I posted a few weeks ago on the use of Audioboo for ambient cityscape audio, capturing and geolocating audio clips from various parts of the city. Specifically, I was posting about Seoul, the same landscape I am discussing here. When I first got here (1998-2006), I was enamored by the protest culture. Koreans take to the streets quite often and despite what my intuition was telling me, it never felt that threatening. I would walk close to these protests (even if they were directly protesting American involvement in this or that) and listen in. The sights perplexed me more than the sounds which were passionate, but orderly. I never recorded much back then, either in audio or photography, as I didn’t have the technology.
So, how does one know anger from cohesion? Disruption from togetherness? When does an act of definace become an act of violence? What does a protest even sound like? How does hearing a protest orient the listener to the Seoul landscape? It does, in ways that sheer imagery cannot.
In Korea’s case, protests are rarely conflated with violence, disruption (except traffic), but they are loud. Protests have occasionally involved the odd Molotov cocktail (at least they did much more when I first got here), but those times have faded. Much more common is the ubiquitous man standing on the truck with a loudspeaker leading deceptively aggressive chants in chorus with protestors. As he has been all day outside my window. Hence this post. First come the sounds of definace and then sounds of emotional camaraderie, of togetherness.
What this post does, in the next two audio clips, is establish that to know something is to embrace a contradiction, to understand that some things can be one thing and their opposite simultaneously. First, we have the protest; then we have the chorus singing, recorded mere seconds apart. The unifying audio element is the constancy of the traffic, a hum and occasional beep from the belly of this composition. A reminder that the city will win by simply never ceasing.
With that song, my knowing Korean protest culture was spun right around. The song is old, hokey even, but has an emotional, cultural resonance. It feels like what you sing when you protest. It harkens back to a Korea of the 1960s, unifying generations in resistance. It reminds everyone of the Saemaeul Movement (새마을) (yes, I know it is a protest and not a government sponsored agricultural betterment campaign, but this is cultural nostalgia, people). However much it is about resistance and overcoming great obstacles, it is soft, gentle even. It is a study in contrast to what they are protesting, yet fulfills the conditions of protest camaraderie quite well.

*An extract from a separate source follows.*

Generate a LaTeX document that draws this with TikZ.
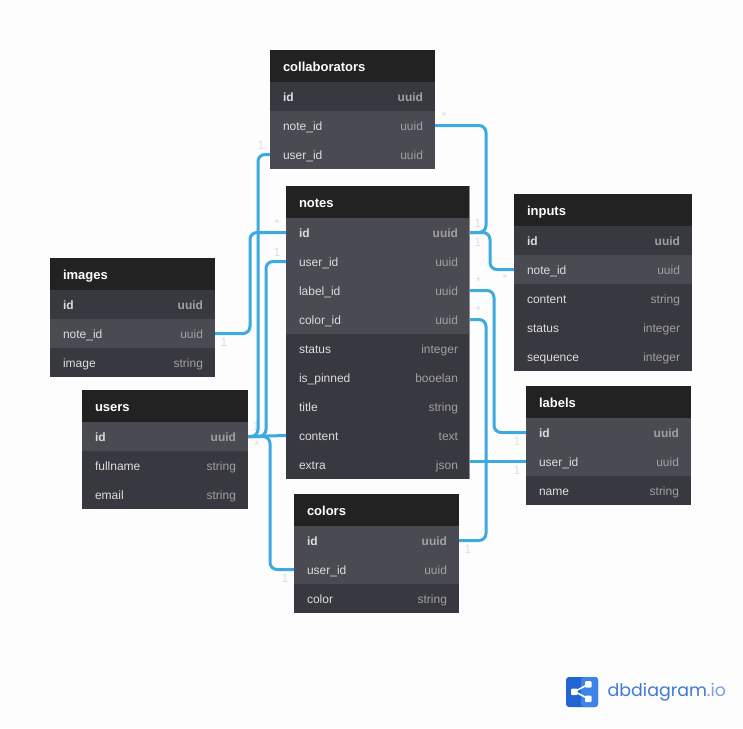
\documentclass[tikz,border=0pt]{standalone}
\usepackage{fontspec}
\setmainfont{Liberation Sans}
\newfontfamily\logofont{Poppins}
\usetikzlibrary{positioning, calc}

\definecolor{pagebg}{HTML}{FDFDFD}
\definecolor{headfill}{HTML}{222222}
\definecolor{rowdark}{HTML}{383840}
\definecolor{rowlight}{HTML}{4A4A52}
\definecolor{fieldtext}{HTML}{DCDCDC}
\definecolor{typetext}{HTML}{A0A0A0}
\definecolor{relblue}{HTML}{3CA9E0}
\definecolor{cardtext}{HTML}{DEDEDE}
\definecolor{logoblue}{HTML}{3F78D8}
\definecolor{logodark}{HTML}{2264D1}
\definecolor{logolight}{HTML}{3C84E6}

\tikzset{
    tablebox/.style={anchor=north west, inner xsep=12.5pt, inner ysep=0pt, outer sep=0pt, text width=#1pt-25pt},
    tablehead/.style={tablebox=#1, fill=headfill, minimum height=32pt, text=white, font=\fontsize{13}{15}\selectfont\bfseries},
    tablerow/.style={tablebox=#1, minimum height=29pt, text=fieldtext, font=\fontsize{12}{14}\selectfont},
    relline/.style={draw=relblue, line width=3pt, rounded corners=7pt},
    cardmark/.style={text=cardtext, inner sep=0pt, font=\fontsize{12}{13}\selectfont}
}

\newcommand{\rowstrut}{\hspace*{0.5pt}\rule[-2.4pt]{0pt}{14.4pt}}
\newcommand{\headstrut}{\hspace*{0.5pt}\rule[-2.4pt]{0pt}{16.4pt}}

% header plus one row node per field, stacked
\newcommand{\dbtable}[4]{
    \node[tablehead=#3] (#1-head) at (#2) {\headstrut #1};
    \foreach \field/\ftype/\rowshade/\rowfont [remember=\field as \prev (initially head)] in {#4} {
        \node[tablerow=#3, fill=\rowshade, below=0pt of #1-\prev] (#1-\field)
            {\rowfont\rowstrut\detokenize\expandafter{\field}\hfill\textcolor{typetext}{\ftype}\hspace*{-0.5pt}};
    }
}

\begin{document}
\begin{tikzpicture}[x=1pt, y=-1pt]
    \fill[pagebg] (0,0) rectangle (743,728);
    \useasboundingbox (0,0) rectangle (743,728);

    \dbtable{collaborators}{270,50}{165}{id/uuid/rowdark/\bfseries, note_id/uuid/rowlight/\mdseries, user_id/uuid/rowlight/\mdseries}
    \dbtable{notes}{286,186}{184}{id/uuid/rowlight/\bfseries, user_id/uuid/rowlight/\mdseries, label_id/uuid/rowlight/\mdseries, color_id/uuid/rowlight/\mdseries, status/integer/rowdark/\mdseries, is_pinned/booelan/rowdark/\mdseries, title/string/rowdark/\mdseries, content/text/rowdark/\mdseries, extra/json/rowdark/\mdseries}
    \dbtable{images}{50,258}{165}{id/uuid/rowdark/\bfseries, note_id/uuid/rowlight/\mdseries, image/string/rowdark/\mdseries}
    \dbtable{users}{82,390}{166}{id/uuid/rowlight/\bfseries, fullname/string/rowdark/\mdseries, email/string/rowdark/\mdseries}
    \dbtable{inputs}{514,194}{178}{id/uuid/rowdark/\bfseries, note_id/uuid/rowlight/\mdseries, content/string/rowdark/\mdseries, status/integer/rowdark/\mdseries, sequence/integer/rowdark/\mdseries}
    \dbtable{labels}{526,386}{165}{id/uuid/rowlight/\bfseries, user_id/uuid/rowlight/\mdseries, name/string/rowdark/\mdseries}
    \dbtable{colors}{294,494}{165}{id/uuid/rowlight/\bfseries, user_id/uuid/rowlight/\mdseries, color/string/rowdark/\mdseries}

    \draw[black!45, line width=1pt] ($(notes-head.north east)+(-0.5,0)$) -- ($(notes-extra.south east)+(-0.5,0)$);

    % cardinality marks
    \foreach \cx/\cy [count=\i] in {261/145, 277/252, 478/223, 478/242, 517/441, 517/470, 468/549, 224/342, 256/426, 285/578}
        \node[cardmark] (one\i) at (\cx,\cy) {1};
    \foreach \cx/\cy [count=\i] in {444/116, 277/223, 505/278, 478.5/281, 478.5/310, 257/445}
        \node[cardmark] (many\i) at (\cx,\cy) {*};

    % vertical channels of the connectors
    \coordinate (chanimages) at (250,0);
    \coordinate (chancollab) at (258,0);
    \coordinate (chanuser) at (266,0);
    \coordinate (chancolors) at (270,0);
    \coordinate (chanright) at (486,0);
    \coordinate (chaninputs) at (490,0);
    \coordinate (chanlabels) at (494,0);

    \draw[relline] (collaborators-note_id.east) -- (collaborators-note_id.east -| chanright) -- (notes-id.east -| chanright) -- (notes-id.east);
    \draw[relline] (notes-id.east) -- (notes-id.east -| chaninputs) -- (inputs-note_id.west -| chaninputs) -- (inputs-note_id.west);
    \draw[relline] (notes-label_id.east) -- (notes-label_id.east -| chanlabels) -- (labels-id.west -| chanlabels) -- (labels-id.west);
    \draw[relline] (notes-color_id.east) -- (notes-color_id.east -| chanright) -- (colors-id.east -| chanright) -- (colors-id.east);
    \draw[relline] (labels-user_id.west) -- (labels-user_id.west -| notes-extra.east);
    \draw[relline] (collaborators-user_id.west) -- (collaborators-user_id.west -| chancollab) -- (users-id.east -| chancollab) -- (users-id.east);
    \draw[relline] (images-note_id.east) -- (images-note_id.east -| chanimages) -- (notes-id.west -| chanimages) -- (notes-id.west);
    \draw[relline] (users-id.east) -- (users-id.east -| chanuser) -- (notes-user_id.west -| chanuser) -- (notes-user_id.west);
    \draw[relline] (users-id.east) -- (notes-content.west);
    \draw[relline] (users-id.east) -- (users-id.east -| chancolors) -- (colors-user_id.west -| chancolors) -- (colors-user_id.west);

    % logo
    \fill[logodark, rounded corners=3pt] (566,677) rectangle (598,707);
    \fill[logolight, rounded corners=3pt] (581,677) rectangle (598,707);
    \draw[white, line width=1.6pt] (574.5,691.5) -- (588,684.5) (574.5,691.5) -- (588,698.5);
    \fill[white, rounded corners=1pt] (571,688.5) rectangle (577.5,695);
    \fill[white, rounded corners=1pt] (585,681) rectangle (591.5,687.5);
    \fill[white, rounded corners=1pt] (585,695.5) rectangle (591.5,702);
    \node[anchor=west, inner sep=0pt, text=logoblue, font=\logofont\fontsize{17.4}{20}\selectfont] (logotext) at (607.5,692) {dbdiagram\textcolor{logoblue!70!white}{.io}};
\end{tikzpicture}
\end{document}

If this doesn’t sound like all that much when you listen, please bear in mind that I am on the 23rd floor of a very large building and, as you can tell from the picture, the protestors were nowhere in sight. In fact, they were two blocks behind my building. So, loud indeed and organized and disruptive and together. And a whole sort of other contradictions. And that is Seoul to me, a cohesive host of contradictions that makes for one wonderful sensory mess. We first learn with our ears, not unlike a baby, which is exactly what we are when we enter a foreign environment. And this is Seoul for the ears.